Summary Result: The implementation provides an efficient route to approximate network alignment on modern multicore systems while keeping the workflow flexible for research extensions.
Details: QMAP implements algorithms for mapping sparse one-body and two-body interactions onto one-dimensional quantum circuit layouts. It combines assignment, matching, and ordering strategies tailored to sparse Hamiltonians.
Major Contributions: Based on the HiPC 2019 work, the project unifies MINLA/matching for one-body terms and HOLA/partial distance-2 coloring for two-body terms in one workflow. This design directly targets utilization and execution efficiency on constrained qubit connectivity.
Summary Result: Reported outcomes include up to 100% improvement for one-body mapping over prior methods and up to 86% utilization for two-body terms relative to theoretical peak.
Details: Built ML feature pipelines for WhatsApp Business Integrity, including recidivism, WABA lifecycle, and device signals for fraud/scam detection workflows.
Major Contributions: Led end-to-end TextRay migration from V20211208 to V20221219 with versioned embedding banks, phased JustKnobs rollout, and multi-version infrastructure across business entities.
Summary Result: Migration shipped with zero downtime and improved model data quality through label filtering and onboarding-ban handling in BM scam training.
Details: Built elastic distributed DLRM training for Meta's network-isolated Athena/MTIA Amodel environments where standard internal services are unavailable.
Major Contributions: Implemented custom launchers, trainers, module providers, TCP Store rendezvous, aten.fmod backend support, and graph-mode paths including AOT Autograd and TBE kernel work.
Summary Result: Delivered the first elastic HPC-style DLRM training workload on Athena silicon with improved backend operator parity and production-ready testing.
Details: Designed Time-Based Decomposition for long-horizon datacenter planning by splitting large MIP formulations into sliding quarterly windows.

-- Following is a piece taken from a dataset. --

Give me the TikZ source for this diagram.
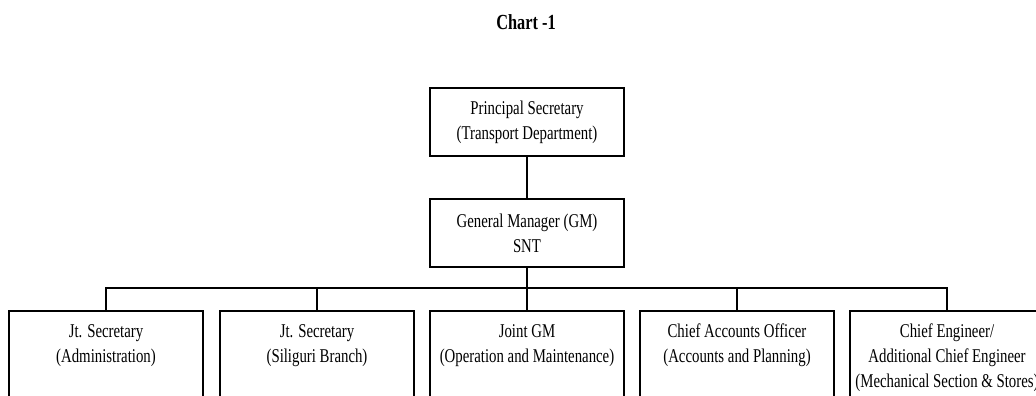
\documentclass[tikz,border=0pt]{standalone}
\usepackage{fontspec}
\setmainfont{Liberation Serif}[FakeStretch=0.76]
\newcommand\mybodyfont{\fontsize{19.5pt}{25pt}\selectfont}
\newcommand\mytitlefont{\fontsize{21.5pt}{26pt}\selectfont\bfseries}
\newcommand\lowtext[1]{\parbox[t][110pt][t]{194pt}{\centering\rule{0pt}{27pt}#1}}
\tikzset{
  box/.style={draw, line width=1.5pt, minimum width=194pt, minimum height=68pt,
              align=center, inner sep=0pt, font=\mybodyfont},
  lowbox/.style={draw, line width=1.5pt, anchor=north, inner sep=0pt, font=\mybodyfont},
  link/.style={line width=1.5pt}
}
\begin{document}
\begin{tikzpicture}[x=1pt,y=-1pt]
\useasboundingbox (0,0) rectangle (1036,396);
\clip (0,0) rectangle (1036,396);
\node[font=\mytitlefont, anchor=base, inner sep=0pt] (title) at (526,30) {Chart -1};
\node[box] (ps) at (527,122) {Principal Secretary\\(Transport Department)};
\node[box] (gm) at (527,233) {General Manager (GM)\\SNT};
\node[lowbox] (b1) at (106,310) {\lowtext{Jt. Secretary\\(Administration)}};
\node[lowbox] (b2) at (317,310) {\lowtext{Jt. Secretary\\(Siliguri Branch)}};
\node[lowbox] (b3) at (527,310) {\lowtext{Joint GM\\(Operation and Maintenance)}};
\node[lowbox] (b4) at (737,310) {\lowtext{Chief Accounts Officer\\(Accounts and Planning)}};
\node[lowbox] (b5) at (947,310) {\lowtext{Chief Engineer/\\Additional Chief Engineer\\(Mechanical Section \& Stores)}};
\coordinate (bus) at (527,288);
\draw[link] (ps.south) -- (gm.north);
\draw[link] (gm.south) -- (bus);
\draw[link] (b1.north) -- (b1.north |- bus) -- (b5.north |- bus) -- (b5.north);
\draw[link] (b2.north) -- (b2.north |- bus);
\draw[link] (b3.north) -- (b3.north |- bus);
\draw[link] (b4.north) -- (b4.north |- bus);
\end{tikzpicture}
\end{document}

Major Contributions: Built iterative solve/merge framework, added scaling corrections and tests, automated hardware refresh output generation, and stabilized constraints with adaptive relaxations.
Summary Result: Enabled practical 4-5 year planning horizons, reduced infeasibility incidents, and replaced manual reporting steps with validated automated pipelines.
Details: Optimized OPAL expression-graph execution for very large graphs (137M nodes, 272M edges) and multi-objective optimization workflows.
Major Contributions: Reworked recursive traversal to iterative postorder, merged multi-pass traversal into callback-driven single pass, and removed massive child-vector allocations via index-based APIs.
Summary Result: Improved BuildEvaluatorContext runtime by about 2.7x (154s to 57s), and added per-objective solver time limits and expression-layer correctness fixes.
Details: Architected a unified TAPS hardware placement and move framework supporting placement, retread move, rack saves, defrag move, and ad-hoc scenarios.
Major Contributions: Implemented staged candidate generation/model building, global move accounting, refined hard/soft/goal constraint handling, and fixed parallel evaluation edge cases.
Summary Result: Delivered measurable production outcomes including successful rack evacuation and large-scale defrag moves with objective improvements.
Details: Built experimental sched_ext (SCX) infrastructure for LLC-aware thread scheduling and workload pinning experiments on Bergamo servers.
Major Contributions: Implemented CPU/LLC hint propagation, automated deployment/run/restore scripts, and designed decoupled thread-pinning logic with hard/soft cache modes.
Summary Result: Demonstrated up to 80% throughput gain in benchmark conditions (13 GBps to 23 GBps) with reproducible experiment pipelines.